The leap…
Welcome to another week of Halimah’s letters!
In this week’s letter.
I’ll talk about life for me lately and how I just know it’s time to move to the next phase.
I will be 18 soon…
Honestly, the thought of this brought tears to my ears cause 17! My year frfr
My 17th year was a lottt it was like that pivot year for me to be honest.
I saw myself in a different light and ever since then,I just knew playing small wasn’t for me.
I just went through a break up and somehow no one is actually willing to talk about it with me (that much)and honestly it’s not even that deep cause I am not willing to talk about it “that much” as well maybe I am tho I don’t know. I just know that right now, until whenever. A MAN IS OUT OF THE WAY.
I am unsubscribing from all my newsletters as well yes all of it. They don’t serve me anymore
Honestly, this is a bold step.
I have a business (SWL) and it’s taking most of my time now, on a normal day, I would juggle between different activities but this time around, I am actually willing to focus on a thing before pivoting to the other.
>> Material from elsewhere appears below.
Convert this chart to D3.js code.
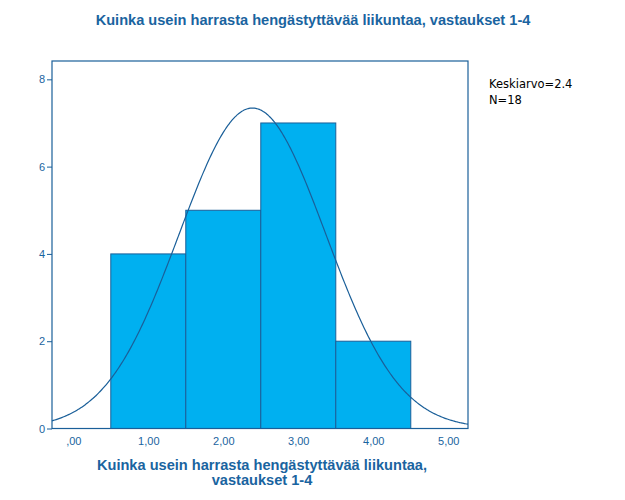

It’s time to focus on one thing at a time.
So, this newsletter will stop :( I might write again and I might not, I honestly don’t know,I feel like “writing” is taking up time or probably because I have exams now and not to say much,
ITS ALL LOT
How I was able to spot that it is time to move to the next phase of my life was when I told myself
“ before anyone gives you this, give it to yourself”
Things that felt normal to me now feel like chores not chores but they feel like the bare minimum meaning it’s time to step up the game
I can think straight
I put myself in people’s shoes and so on
This might not be enough reasons in your own opinion to “move to the next phase”
Although I am not sure what life has in store, I just know I am stepping into a new phase of my life in all aspects.
I will remove my affirmations from the wall soon cause they’ve destroyed the wall lol
I doom scroll as well I know it but I just know it is at this time that I need to stand strong and keep going and stand on my goals.
Read even when I don’t want to cause if I don’t, someone else won’t do it for me.
Wasting time is just another way to give someone else the opportunity that could have been for you.
On that note, newsletter for now bye, new phase innn.🥹
I might do a 17th year recap or 18 lessons I learnt at 18 or so, I don’t really know.
I wish you all the best life has to offer!!!
Come to think of it now, maybe this is a way of saying “writing” isn’t really my thing atleast maybe for now or it’s time to share my knowledge in a new wayyy. Who knows, could be anything.
I loveee you all and thank you very much for subscribing, your reviews, they really meant a lot to me.